ABC 20/11/13
IGNACIO CAMACHO
· Estamos mejor pero lejos de estar bien. El desgarro del sistema no se puede coser sólo con el hilo de la economía
Un Gobierno que cifró su objetivo unívoco en la crisis y que fue elegido para superarla tal vez tenga motivos de moderada satisfacción al cumplir la primera mitad del mandato. Ha embridado el déficit, ha estabilizado las cuentas y ha sorteado con éxito la amenaza cierta de quiebra que encontró hace dos años. A costa de duros recortes de servicios públicos y de un ajuste fiscal descargado sobre sus principales sectores de apoyo –las clases medias asfixiadas con subidas de impuestos y devaluaciones de salarios– ha evitado el rescate de la Troika y sentado las bases de una recuperación incontestable. Ya nadie se acuerda de los temidos hombresdenegro; ahora los maletines los traen ejecutivos de multinacionales dispuestos a invertir en una economía que dos veranos atrás tenía estigma de apestada. El viento ha cambiado de dirección aunque el cielo no esté despejado: la desmesurada tasa de paro apenas se mueve y el crecimiento es aún demasiado débil para que trascienda en la calle. El esfuerzo de una gestión antipática y del abierto incumplimiento del programa electoral tiene además un severo precio político patente en el desgaste abrasivo del PP. Pero mal que bien, la sensación dominante es la de que el motor averiado ha vuelto a ponerse en marcha. Hablar de éxito sería una ligereza prematura; estamos mejor pero lejos, muy lejos de estar bien.
Sucede además que la economía no es el único problema de este país afligido. La recesión ha destrozado muchos valores de la convivencia y se ha llevado por delante la herencia de la Transición, el modelo constitucional del 78. La gente no sólo ha dejado de creer en las instituciones y en los políticos; se ha evaporado la confianza en la propia política como agente de resolución ordenada de problemas cívicos. Y para mayor abundancia de males ha surgido un proyecto de ruptura, un desafío secesionista que compromete la esencia unitaria de la nación misma. Ante esta crisis de sistema el Gobierno muestra una pasividad exánime, un desalentador quietismo. Rajoy confía en que la mejoría económica disipe el desencanto y distienda el ceño fruncido de los ciudadanos; ha establecido una prioridad rígida en el restablecimiento y fía el futuro de la estabilidad institucional a ese resorte algo pancista.
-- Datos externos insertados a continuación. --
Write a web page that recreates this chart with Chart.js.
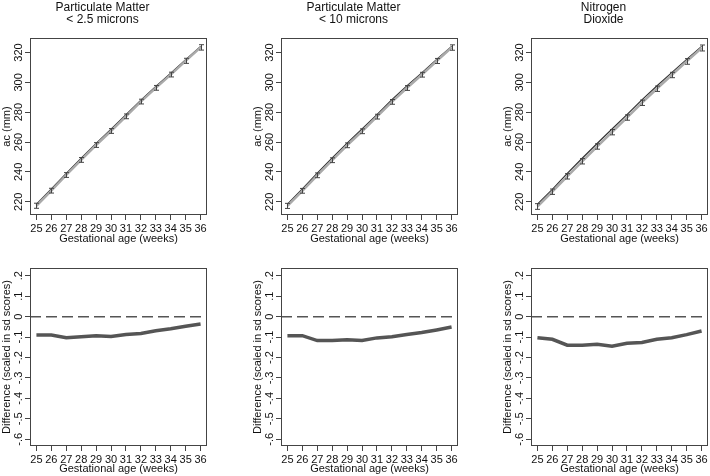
<!DOCTYPE html>
<html>
<head>
<meta charset="utf-8">
<script src="https://cdn.jsdelivr.net/npm/chart.js@4.4.0/dist/chart.umd.min.js"></script>
<style>
  html, body { margin: 0; padding: 0; background: #fff; }
  #wrap { position: relative; width: 710px; height: 476px; overflow: hidden; }
  canvas { position: absolute; }
</style>
</head>
<body>
<div id="wrap">
  <canvas id="top1" width="209" height="246" style="left:0;top:0"></canvas>
  <canvas id="top2" width="209" height="246" style="left:251px;top:0"></canvas>
  <canvas id="top3" width="209" height="246" style="left:501px;top:0"></canvas>
  <canvas id="bot1" width="209" height="230" style="left:0;top:246px"></canvas>
  <canvas id="bot2" width="209" height="230" style="left:251px;top:246px"></canvas>
  <canvas id="bot3" width="209" height="230" style="left:501px;top:246px"></canvas>
</div>
<script>
// gestational age in weeks
const weeks = [25, 26, 27, 28, 29, 30, 31, 32, 33, 34, 35, 36];

// predicted abdominal circumference (mm): reference line, exposed line, error half-width
const pm25Ref = [218.4, 228.5, 239.0, 249.1, 259.1, 268.6, 278.3, 288.1, 297.3, 306.1, 315.1, 324.0];
const pm25Exp = [217.3, 227.4, 237.9, 248.0, 258.0, 267.4, 277.2, 287.1, 296.3, 305.2, 314.4, 323.4];
const pm25Err = [1.7, 1.6, 1.6, 1.6, 1.6, 1.6, 1.6, 1.6, 1.6, 1.6, 1.7, 1.8];

const pm10Ref = [218.4, 228.5, 239.2, 249.3, 259.3, 268.7, 278.4, 288.3, 297.5, 306.3, 315.3, 324.1];
const pm10Exp = [217.2, 227.3, 237.7, 247.8, 257.8, 267.2, 277.0, 286.9, 296.2, 305.1, 314.3, 323.3];
const pm10Err = [1.7, 1.6, 1.6, 1.6, 1.6, 1.6, 1.6, 1.6, 1.6, 1.6, 1.7, 1.8];

const no2Ref = [218.3, 228.3, 239.0, 249.1, 259.0, 268.7, 278.4, 288.2, 297.5, 306.5, 315.4, 324.1];
const no2Exp = [216.8, 226.7, 237.0, 247.1, 257.0, 266.6, 276.4, 286.3, 295.7, 304.9, 314.0, 323.0];
const no2Err = [1.9, 1.8, 1.8, 1.8, 1.8, 1.8, 1.8, 1.8, 1.8, 1.8, 1.9, 2.0];

// difference scaled in sd scores
const pm25Diff = [-0.090, -0.090, -0.103, -0.098, -0.093, -0.097, -0.087, -0.082, -0.069, -0.059, -0.047, -0.036];
const pm10Diff = [-0.093, -0.093, -0.117, -0.117, -0.113, -0.117, -0.104, -0.098, -0.087, -0.078, -0.065, -0.051];
const no2Diff  = [-0.103, -0.111, -0.140, -0.140, -0.135, -0.145, -0.130, -0.126, -0.111, -0.103, -0.088, -0.070];

// tick values
const acTicks = [220, 240, 260, 280, 300, 320];
const sdTicks = [0.2, 0.1, 0, -0.1, -0.2, -0.3, -0.4, -0.5, -0.6];
const zeroLine = 0;

const titles = [
  ['Particulate Matter', '< 2.5 microns'],
  ['Particulate Matter', '< 10 microns'],
  ['Nitrogen', 'Dioxide']
];

Chart.defaults.font.family = "'Liberation Sans', Arial, Helvetica, sans-serif";
Chart.defaults.color = '#111';

const axisColor = '#444';

// box round the plot region
const frame = {
  id: 'frame',
  afterDraw(chart) {
    const a = chart.chartArea, c = chart.ctx;
    c.save();
    c.strokeStyle = axisColor;
    c.lineWidth = 1;
    c.strokeRect(Math.round(a.left) + 0.5, Math.round(a.top) + 0.5,
                 Math.round(a.right - a.left) - 1, Math.round(a.bottom - a.top) - 1);
    c.restore();
  }
};

// vertical y tick labels
const yLabels = {
  id: 'yLabels',
  afterDraw(chart, args, opts) {
    const s = chart.scales.y, c = chart.ctx;
    c.save();
    c.fillStyle = '#111';
    c.font = "11px 'Liberation Sans', Arial, sans-serif";
    c.textAlign = 'center';
    c.textBaseline = 'alphabetic';
    s.ticks.forEach(t => {
      const y = s.getPixelForValue(t.value);
      c.save();
      c.translate(chart.chartArea.left - 8, y);
      c.rotate(-Math.PI / 2);
      c.fillText(opts.format(t.value), 0, 0);
      c.restore();
    });
    c.restore();
  }
};

// two-line panel title
const panelTitle = {
  id: 'panelTitle',
  afterDraw(chart, args, opts) {
    if (!opts.lines) return;
    const c = chart.ctx;
    c.save();
    c.fillStyle = '#111';
    c.font = "12px 'Liberation Sans', Arial, sans-serif";
    c.textAlign = 'center';
    c.textBaseline = 'alphabetic';
    const x = chart.chartArea.left + 72.5;
    c.fillText(opts.lines[0], x, 11);
    c.fillText(opts.lines[1], x, 23);
    c.restore();
  }
};

// capped error bars for datasets carrying an errors array
const errorBars = {
  id: 'errorBars',
  afterDatasetsDraw(chart) {
    const c = chart.ctx, ys = chart.scales.y;
    chart.data.datasets.forEach((ds, i) => {
      if (!ds.errors) return;
      const meta = chart.getDatasetMeta(i);
      c.save();
      c.strokeStyle = '#444';
      c.lineWidth = 1;
      meta.data.forEach((pt, j) => {
        const v = ds.data[j].y, e = ds.errors[j];
        const y1 = ys.getPixelForValue(v - e), y2 = ys.getPixelForValue(v + e);
        const x = Math.round(pt.x) + 0.5;
        c.beginPath();
        c.moveTo(x, y1); c.lineTo(x, y2);
        c.moveTo(x - 2.5, y1); c.lineTo(x + 2.5, y1);
        c.moveTo(x - 2.5, y2); c.lineTo(x + 2.5, y2);
        c.stroke();
      });
      c.restore();
    });
  }
};

// dashed reference line at zero difference
const refLine = {
  id: 'refLine',
  beforeDatasetsDraw(chart, args, opts) {
    if (opts.value === undefined) return;
    const a = chart.chartArea, c = chart.ctx;
    const y = chart.scales.y.getPixelForValue(opts.value);
    c.save();
    c.strokeStyle = '#555';
    c.lineWidth = 1.5;
    c.setLineDash([11, 5]);
    c.beginPath();
    c.moveTo(a.left, y); c.lineTo(a.right, y);
    c.stroke();
    c.restore();
  }
};

function pts(values) {
  return weeks.map((w, i) => ({ x: w, y: values[i] }));
}

function makePanel(id, datasets, yCfg, isTop, col) {
  return new Chart(document.getElementById(id), {
    type: 'line',
    data: { datasets },
    options: {
      responsive: false,
      animation: false,
      events: [],
      layout: { autoPadding: false, padding: { top: isTop ? 38 : 22, right: 2, left: 0, bottom: 0 } },
      elements: { point: { radius: 0 }, line: { tension: 0 } },
      scales: {
        x: {
          type: 'linear',
          min: 24.57, max: 36.43,
          afterBuildTicks: s => { s.ticks = weeks.map(v => ({ value: v })); },
          afterFit: s => { s.height = isTop ? 31 : 30; },
          border: { display: false },
          grid: { drawOnChartArea: false, drawTicks: true, tickLength: 5, tickColor: axisColor },
          ticks: { autoSkip: false, maxRotation: 0, minRotation: 0, padding: 2, color: '#111',
                   font: { size: 11 } },
          title: { display: true, text: 'Gestational age (weeks)', color: '#111',
                   font: { size: 11, lineHeight: 1.2 }, padding: 0 }
        },
        y: {
          type: 'linear',
          min: yCfg.min, max: yCfg.max,
          afterBuildTicks: s => { s.ticks = yCfg.ticks.map(v => ({ value: v })); },
          afterFit: s => { s.width = 30; },
          border: { display: false },
          grid: { drawOnChartArea: false, drawTicks: true, tickLength: 5, tickColor: axisColor },
          ticks: { display: false },
          title: { display: true, text: yCfg.title, color: '#111',
                   font: { size: 11, lineHeight: 1.2 }, padding: { top: 0.5, bottom: 0 } }
        }
      },
      plugins: {
        legend: { display: false },
        tooltip: { enabled: false },
        yLabels: { format: yCfg.format },
        panelTitle: { lines: isTop ? titles[col] : null },
        refLine: { value: isTop ? undefined : zeroLine }
      }
    },
    plugins: [frame, yLabels, panelTitle, errorBars, refLine]
  });
}

const acAxis = { min: 211.1, max: 329.7, ticks: acTicks, title: 'ac (mm)', format: v => String(v) };
const sdAxis = {
  min: -0.633, max: 0.238, ticks: sdTicks, title: 'Difference (scaled in sd scores)',
  format: v => {
    const r = Math.round(v * 10);
    if (r === 0) return '0';
    return (r < 0 ? '-' : '') + '.' + Math.abs(r);
  }
};

function topSets(ref, exp, err) {
  return [
    { data: pts(exp), borderColor: '#aaaaaa', borderWidth: 2.5, errors: err },
    { data: pts(ref), borderColor: '#333333', borderWidth: 1.2 }
  ];
}

function botSets(diff) {
  return [{ data: pts(diff), borderColor: '#555555', borderWidth: 3.5 }];
}

makePanel('top1', topSets(pm25Ref, pm25Exp, pm25Err), acAxis, true, 0);
makePanel('top2', topSets(pm10Ref, pm10Exp, pm10Err), acAxis, true, 1);
makePanel('top3', topSets(no2Ref, no2Exp, no2Err), acAxis, true, 2);
makePanel('bot1', botSets(pm25Diff), sdAxis, false, 0);
makePanel('bot2', botSets(pm10Diff), sdAxis, false, 1);
makePanel('bot3', botSets(no2Diff), sdAxis, false, 2);
</script>
</body>
</html>
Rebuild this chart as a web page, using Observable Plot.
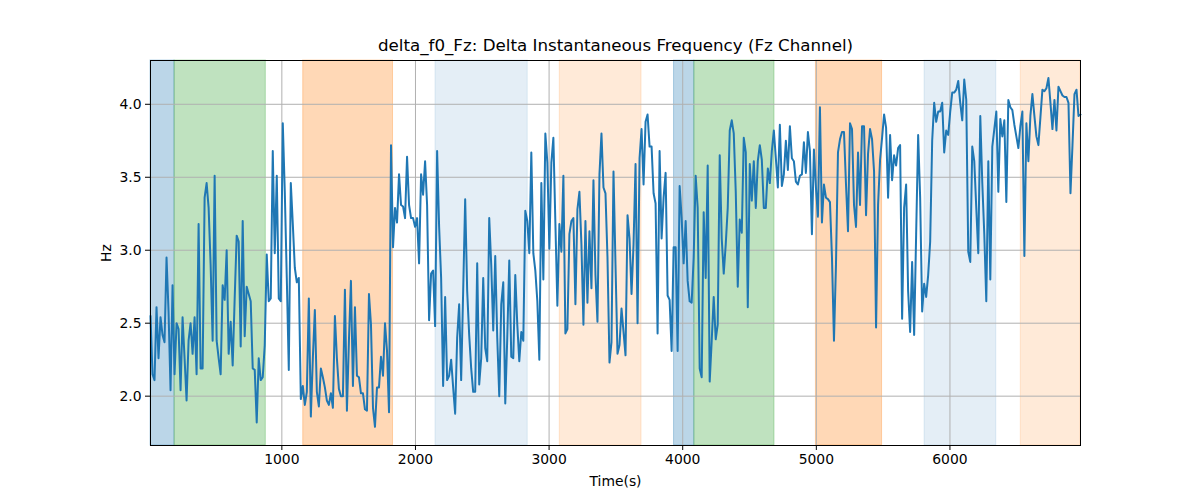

Es improbable, sin embargo, que el roto en el tejido anímico de la sociedad se pueda coser sólo con números. El desgarro es demasiado grande. La dirigencia pública ha perdido su liderazgo y eso no se recobra con saldos positivos de cuenta corriente. Hace falta política, que es la debilidad de este Gabinete pensado para una reconstrucción de la economía competitiva. La cohesión emocional del país necesita otros bálsamos, otras actitudes y otras reformas. Si no llegan quizá podamos alejarnos de la recesión pero no saldremos de una depresión sociológica que agarrota el sistema nervioso del régimen democrático.